My third and final conversation partner was a self-identified “red” voter, a man I’d estimate to have been in his late 30s, a very gentle-seeming person. We never did talk about national politics. Somehow we wound up talking about the local homeless problem instead. He opined that drugs were the reason why the homeless population had increased, because drugs like fentanyl destroy people. And he felt that the brief period during which Oregon had decriminalized all drugs was a major reason why there were so many more homeless people in Portland now than there were several years ago.
I mentioned that at the Friends Meeting House where I help serve lunch to homeless persons once a week, they have a “sharps” box in the bathroom so that if people shoot up in there, they can leave their needles safely, rather than try and flush them down the toilet. He didn’t think that sort of accommodation was ultimately a good idea.
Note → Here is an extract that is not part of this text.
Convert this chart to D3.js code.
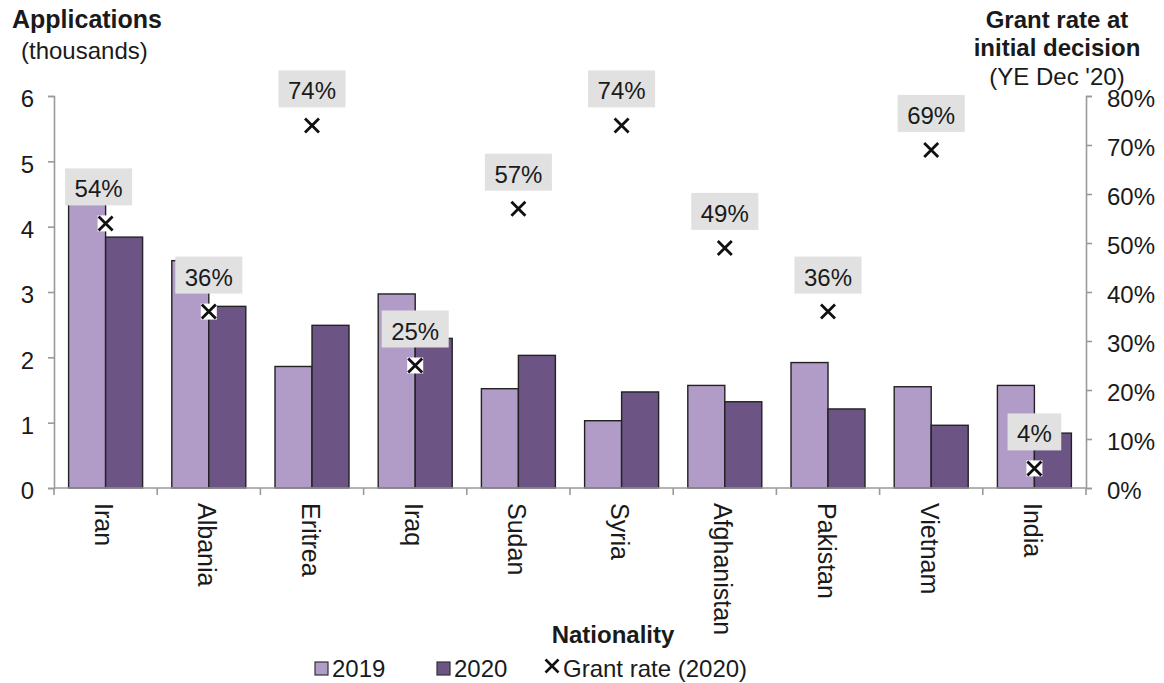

I told him the story of a homeless man I had met in the park late at night years ago (which I also wrote about in this newsletter at the time) and about how I’d guided this man to a porta-potty, but then in the end the guy just told me he wanted to do his meth, and then we’d amicably parted ways.
He said, “I would have tried to get him to not do the meth.”
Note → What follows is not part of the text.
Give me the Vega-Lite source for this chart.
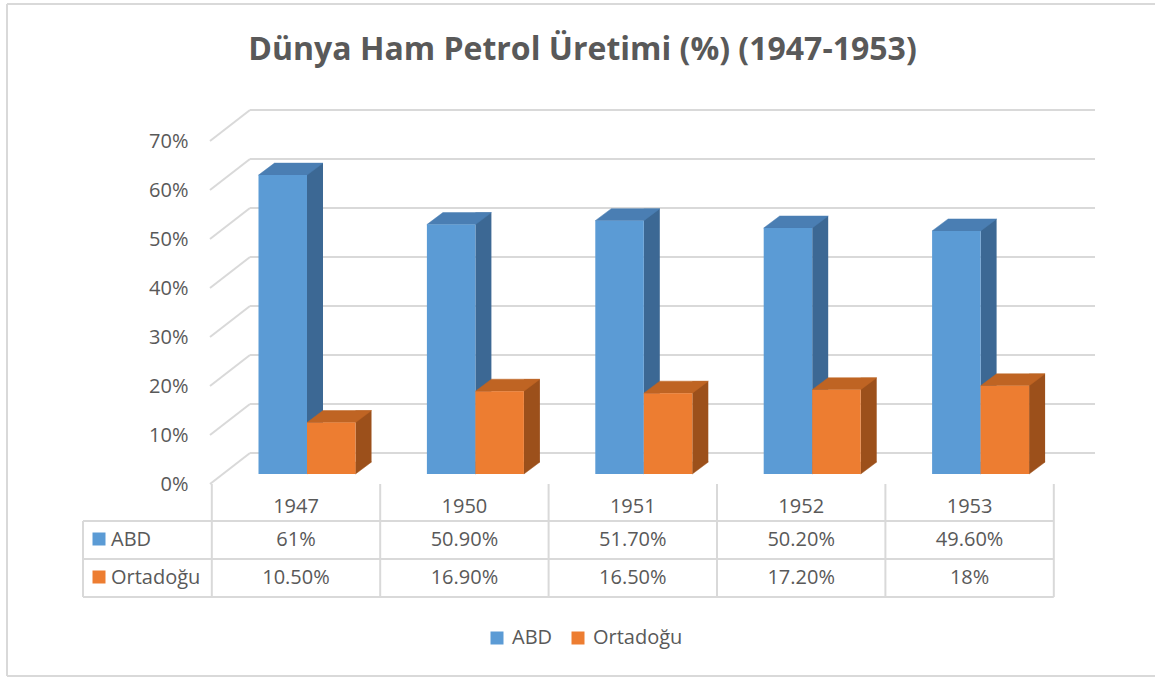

“You mean, you’d have tried to stop him physically?” I asked him.
“Oh no,” he replied. “I would have said, ‘Come on, let’s just talk for another 15 minutes, and don’t do your meth yet.’ And then if he’d gone along with that, I’d have told him, ‘See, if you can not do meth for 15 minutes, you can not do it for the next 15 minutes, and the next 15, and little by little you can stop doing it altogether.’ I’d have encouraged him to get off the meth. But I’m not saying what you did was wrong. I think what you did was really good. You did a kind thing, just by talking with him like that.”